Wednesday, March 16, 2016

O saldo é animador


 Pedro J. Bondaczuk


A reunião de cúpula de Genebra, levada a efeito anteontem e ontem pelo presidente norte-americano Ronald Reagan e pelo secretário-geral do Partido Comunista Soviético, Mikhail Gorbachev, mesmo que não apresente resultados espetaculares, certamente terá um grande mérito. O de quebrar o longo e perigoso congelamento de relações entre as superpotências, iniciado após a invasão russa no Afeganistão e que chegou ao seu ponto crítico em 1983, quando um Boeing da Korean Airlines, da Coréia do Sul, foi abatido sobre território da URSS, levando a bordo quase duas centenas de pessoas.

Pela reação das duas delegações, especula-se eu nenhuma das partes sairá de mãos vazias desse encontro histórico que ganhou essas características não tanto pelos acordos que possam ter sido firmados, mas pelas circunstâncias em que se realizou. Espera-se que tenha sido acertada, pelo menos, uma substancial redução de mísseis estratégicos de ambas as partes, desafogando um pouquinho o território europeu, hoje um virtual campo minado nuclear.

As indicações mais seguras de que pelo menos algum saldo bom foi obtido vêm da própria urgência com que a liderança do Cremlin reservou espaço na TV estatal do país. Quando um líder soviético fala na televisão pessoalmente, é porque tem um grande comunicado a fazer. Do contrário, deixa a tarefa para subalternos.

O fato de Reagan e Gorbachev terem mantido tantos encontros reservados, fora da pauta, é um outro bom sintoma. Revela que pelo menos em nível pessoal, se estabeleceu uma certa simpatia mútua, ou na pior das hipóteses, um mútuo respeito. Certamente o longo passeio que os dois líderes deram anteontem, na gélida noite de Genebra, na companhia apenas dos respectivos intérpretes, não foi para apreciar as belezas do lago que banha essa importante cidade suíça.

Nem essa conversa foi acerca de banalidades, como por exemplo, sobre o frio que estava fazendo, sobre o chá que as duas primeiras damas tomaram juntas ou sobre a saúde dos respectivos filhos. Eles devem ter explorado os inúmeros pontos que têm em comum.

Aliás, pela primeira vez na história das reuniões de cúpula, as esposas dos respectivos líderes tiveram uma participação decisiva e, estejam certos, não restrita ao terreno meramente social. Ambas são mulheres brilhantes, bonitas, charmosas, mas acima de tudo inteligentes e participantes.

Nancy há muito vem se destacando pela cruzada que promove, junto às primeiras damas de vários países para coibir o tráfico de entorpecentes, não somente nos Estados Unidos, mas no mundo todo. Raisa acompanhou o marido em todas as viagens, internas e externas, que fez, antes e depois dele se tornar o número um do Cremlin, surpreendendo os jornalistas pelas respostas rápidas e seguras que sempre teve para todas as questões que lhe foram formuladas.

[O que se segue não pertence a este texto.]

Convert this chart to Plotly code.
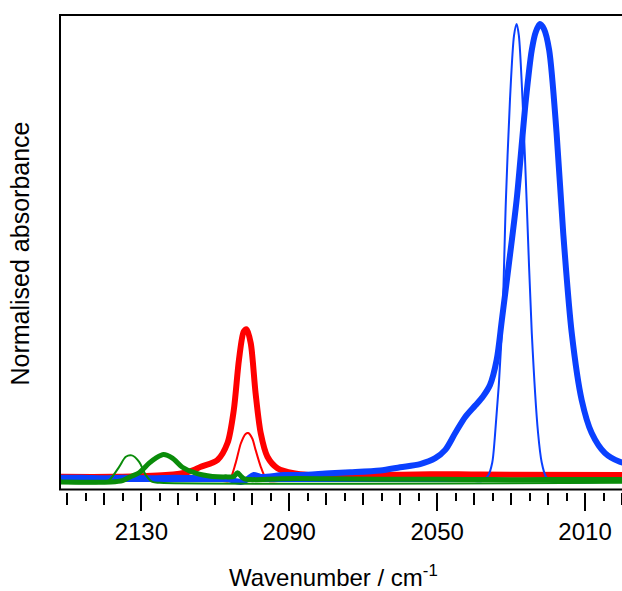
import plotly.graph_objects as go

# ---- data (wavenumber / cm-1, normalised absorbance) ----
blue_thick_wn = [2152, 2146, 2140, 2135, 2127, 2121, 2114, 2107, 2103.1, 2101.3, 2099.6, 2097.7,
                 2091.5, 2087, 2079, 2073.5, 2065.4, 2060, 2054.6, 2050.5, 2047.8, 2045.1, 2042.4,
                 2039.7, 2037.6, 2035.7, 2033.9, 2032.5, 2030.7, 2028.5, 2026.0, 2024.4, 2023.3,
                 2022.2, 2021.1, 2019.7, 2017.7, 2015.9, 2013.6, 2010.9, 2008.2, 2004.6, 2000.6, 1999.5]
blue_thick_v = [0.007, 0.007, 0.006, 0.007, 0.006, 0.007, 0.006, 0.005, -0.002, 0.004, 0.013, 0.009,
                0.013, 0.013, 0.017, 0.019, 0.023, 0.030, 0.037, 0.050, 0.068, 0.105, 0.140,
                0.165, 0.185, 0.210, 0.265, 0.352, 0.468, 0.615, 0.834, 0.943, 0.983,
                1.0, 0.989, 0.943, 0.762, 0.543, 0.324, 0.177, 0.105, 0.061, 0.042, 0.040]

blue_thin_wn = [2152, 2040, 2037.9, 2036.2, 2035.1, 2034.4, 2032.5, 2031.4, 2030.3, 2029.2, 2028.5,
                2027.9, 2026.9, 2025.8, 2024.4, 2022.7, 2021.7, 2020.6, 2019.5, 1999.5]
blue_thin_v = [0, 0, 0, 0.012, 0.04, 0.095, 0.324, 0.615, 0.834, 0.975, 1.0,
               0.975, 0.834, 0.615, 0.324, 0.105, 0.04, 0.01, 0, 0]

red_thick_wn = [2152, 2137.7, 2123.4, 2117.2, 2113.9, 2109.4, 2106.7, 2105.0, 2103.6, 2102.3, 2101.5,
                2100.4, 2099.1, 2097.7, 2095.9, 2093.2, 2088.8, 2078.9, 2065.4, 2051.9, 2038.4, 1999.5]
red_thick_v = [0.009, 0.009, 0.013, 0.020, 0.031, 0.046, 0.083, 0.155, 0.265, 0.327, 0.332,
               0.301, 0.192, 0.104, 0.053, 0.028, 0.017, 0.011, 0.013, 0.015, 0.014, 0.013]

red_thin_wn = [2152, 2108, 2106.3, 2104.5, 2103.1, 2101.8, 2101.1, 2100.0, 2099.1, 2097.7, 2096.4,
               2095.5, 2093, 1999.5]
red_thin_v = [0.0, 0.0, 0.0, 0.039, 0.082, 0.103, 0.105, 0.093, 0.068, 0.031, 0.006,
              0.0, 0.0, 0.0]

green_thick_wn = [2152, 2138.2, 2135.1, 2132.8, 2130.6, 2127.9, 2126.1, 2124.0, 2121.6, 2118.9, 2115.3,
                  2110.8, 2107.2, 2105.0, 2104.0, 2103.0, 2102.2, 2100.4, 2092.3, 2080, 2065, 2050,
                  2035, 2020, 1999.5]
green_thick_v = [-0.002, -0.002, 0.001, 0.010, 0.018, 0.039, 0.050, 0.058, 0.050, 0.030, 0.017,
                 0.010, 0.009, 0.010, 0.018, 0.010, 0.005, 0.003, 0.005, 0.005, 0.004, 0.004,
                 0.003, 0.003, 0.003]

green_thin_wn = [2152, 2141, 2138.7, 2136.0, 2134.2, 2132.6, 2130.6, 2128.8, 2127.0, 2125, 1999.5]
green_thin_v = [-0.004, -0.004, 0.002, 0.031, 0.053, 0.056, 0.042, 0.013, -0.002, -0.004, -0.004]

x_major_ticks = [2130, 2090, 2050, 2010]
x_range = [2152, 2000]
y_range = [-0.0241, 1.0197]

BLUE = "#0a40ff"
RED = "#ff0000"
GREEN = "#0a8c0a"
FONT = "Liberation Sans, Arial, sans-serif"

fig = go.Figure()
def add(x, y, color, width, xaxis="x"):
    fig.add_trace(go.Scatter(x=x, y=y, mode="lines", xaxis=xaxis,
                             line=dict(color=color, width=width, shape="spline", smoothing=0.8),
                             showlegend=False, hoverinfo="skip"))

add(red_thick_wn, red_thick_v, RED, 6)
add(red_thin_wn, red_thin_v, RED, 2)
add(blue_thick_wn, blue_thick_v, BLUE, 6)
add(blue_thin_wn, blue_thin_v, BLUE, 2)
add(green_thick_wn, green_thick_v, GREEN, 5)
add(green_thin_wn, green_thin_v, GREEN, 2, xaxis="x2")

fig.update_layout(
    width=622, height=591,
    margin=dict(l=60, r=0, t=15, b=99),
    paper_bgcolor="white", plot_bgcolor="white",
    font=dict(family=FONT, color="black", size=24),
    xaxis=dict(range=x_range, showline=False, showgrid=False, zeroline=False,
               tickmode="array", tickvals=x_major_ticks,
               ticks="outside", ticklen=18, tickwidth=2, tickcolor="black",
               tickfont=dict(size=24, family=FONT),
               minor=dict(dtick=10, tick0=2010, ticks="outside", ticklen=12, tickwidth=2,
                          tickcolor="black", showgrid=False)),
    xaxis2=dict(range=x_range, overlaying="x", anchor="y", side="bottom",
                showline=False, showgrid=False, zeroline=False, showticklabels=False,
                tick0=2000, dtick=5, ticks="outside", ticklen=8, tickwidth=2, tickcolor="black"),
    yaxis=dict(range=y_range, showline=False, showgrid=False, zeroline=False,
               showticklabels=False, ticks="",
               title=dict(text="Normalised absorbance", font=dict(size=25, family=FONT), standoff=22)),
    shapes=[dict(type="rect", xref="paper", yref="paper", x0=0, x1=1.02, y0=0.0052, y1=1,
                 line=dict(color="black", width=2), layer="above")],
    annotations=[dict(text="Wavenumber / cm<sup>-1</sup>", xref="paper", yref="paper",
                      x=0.4867, y=-0.177, xanchor="center", yanchor="middle", showarrow=False,
                      font=dict(size=24, family=FONT))],
)

fig.write_html("out.html", config={"displayModeBar": False},
               post_script="document.body.style.margin='0';document.body.style.overflow='hidden';")
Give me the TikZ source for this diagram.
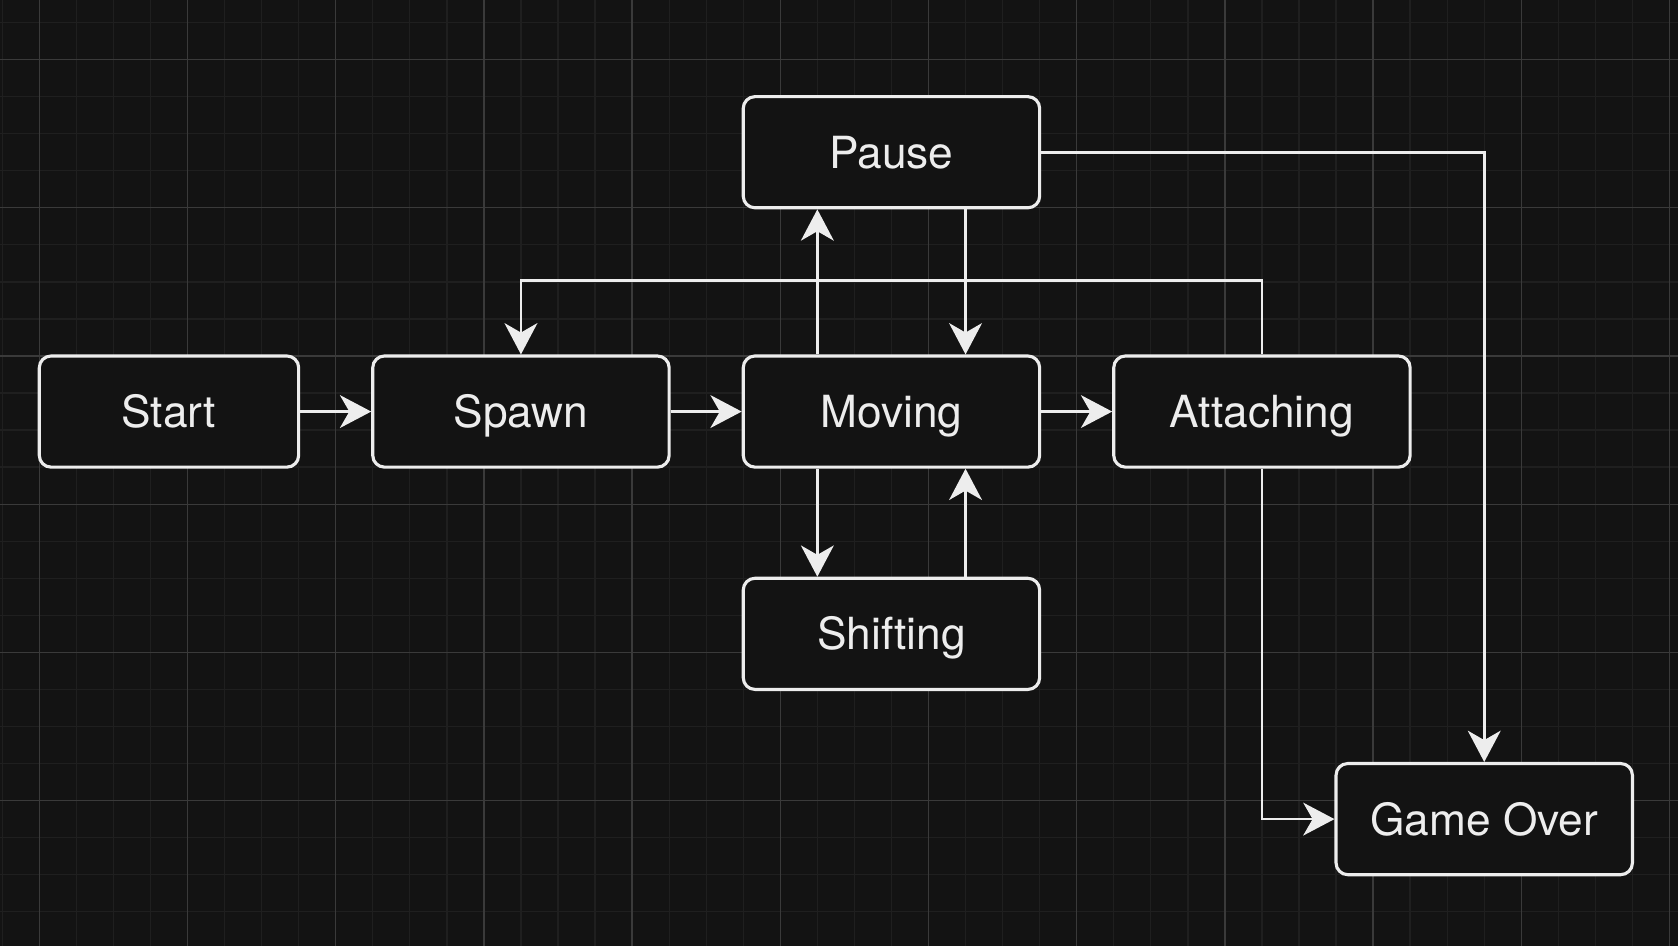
\documentclass[tikz,border=0pt]{standalone}
\usepackage{fontspec}
\setmainfont{TeX Gyre Heros}
\usepackage{tikz}
\usetikzlibrary{arrows.meta}
\definecolor{canvas}{HTML}{131313}
\definecolor{minorline}{HTML}{1F1F1F}
\definecolor{majorline}{HTML}{3A3A3A}
\definecolor{ink}{HTML}{EDEDED}
\tikzset{
  every picture/.style={>=Stealth},
  state/.style={draw=ink, fill=canvas, text=ink, line width=1.2pt, rounded corners=4.5pt,
    minimum width=4cm, minimum height=1.5cm, text height=12.2pt, text depth=0pt,
    font=\fontsize{17}{20}\selectfont},
  flow/.style={draw=ink, line width=1.05pt, -{Stealth[length=12pt,width=12.6pt,inset=3.6pt]}},
  minorgrid/.style={draw=minorline, line width=0.5pt},
  majorgrid/.style={draw=majorline, line width=0.5pt},
}

\begin{document}
\begin{tikzpicture}[x=0.5cm,y=-0.5cm]
% canvas and grid
\useasboundingbox (-1.061,-9.609) rectangle (44.23,15.924);
\fill[canvas] (-1.061,-9.609) rectangle (44.23,15.924);
\begin{scope}
\clip (-1.061,-9.609) rectangle (44.23,15.924);
\foreach \x in {-1,...,44}{\draw[minorgrid] (\x,-9.609)--(\x,15.924);}
\foreach \y in {-9,...,15}{\draw[minorgrid] (-1.061,\y)--(44.23,\y);}
\foreach \x in {0,4,...,44}{\draw[majorgrid] (\x,-9.609)--(\x,15.924);}
\foreach \y in {-8,-4,...,12}{\draw[majorgrid] (-1.061,\y)--(44.23,\y);}
\end{scope}
% states
\node[state, minimum width=3.5cm] (start) at (3.5,1.5) {Start};
\node[state] (spawn)     at (13,1.5)  {Spawn};
\node[state] (moving)    at (23,1.5)  {Moving};
\node[state] (attaching) at (33,1.5)  {Attaching};
\node[state] (pause)     at (23,-5.5) {Pause};
\node[state] (shifting)  at (23,7.5)  {Shifting};
\node[state] (gameover)  at (39,12.5) {Game Over};
% main line
\draw[flow] (start) -- (spawn);
\draw[flow] (spawn) -- (moving);
\draw[flow] (moving) -- (attaching);
% pause and shifting loops
\draw[flow] ([xshift=-1cm]moving.north) -- ([xshift=-1cm]pause.south);
\draw[flow] ([xshift=1cm]pause.south) -- ([xshift=1cm]moving.north);
\draw[flow] ([xshift=-1cm]moving.south) -- ([xshift=-1cm]shifting.north);
\draw[flow] ([xshift=1cm]shifting.north) -- ([xshift=1cm]moving.south);
% back to spawn, and game over
\draw[flow] (attaching.north) -- ++(0,-2) -| (spawn.north);
\draw[flow] (pause.east) -| (gameover.north);
\draw[flow] (attaching.south) |- (gameover.west);
\end{tikzpicture}
\end{document}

Apesar de um certo desencanto que se nota entre os comentaristas políticos internacionais, Reagan e Gorbachev sobem agora no conceito desses mesmos analistas e atingem o status de autênticos estadistas. Embora talvez todos eles neguem essa automática ascensão. Os dotes de comunicação do presidente norte-americano e seu encanto pessoal igualam-se aos de Franklin Delano Roosevelt, se é que não os superam.

Quanto ao “pedigree” do líder soviético, isso nem se discute. Pode ser que ele não possua a astúcia de um Stalin, mas tem muito maior fundamento cultural do que o sanguinário “paizinho” da Rússia. Tem a mesma sagacidade de Kruschev, mas sem a sua grossura. Ostenta idêntico realismo de Andropov, mas sem a sua debilidade. Com Brezhnev e Chernenko nem é possível estabelecer qualquer termo de comparação. É uma diferença notável!

Ou estamos muito enganados, mesmo com a experiência ditada por anos de prática na análise de fatos internacionais, ou esta reunião de Genebra teve saldos muito bons a apresentar. Pode ser que não tão bombásticos quanto a opinião pública esperava e que seriam de se desejar. É possível que sejam aquém, até, do que os próprios interlocutores desse encontro esperavam.

Mas que podem extinguir com aquilo que Ronald Reagan denominou de “a paranóia das superpotências”, disso não temos dúvidas. Se for assim, o mundo poderá, doravante, respirar pelo menos um pouco mais aliviado, ciente de que a razão ainda está predominando sobre os instintos.

(Artigo publicado na página 10, Internacional, do Correio Popular, em 21 de novembro de 1985).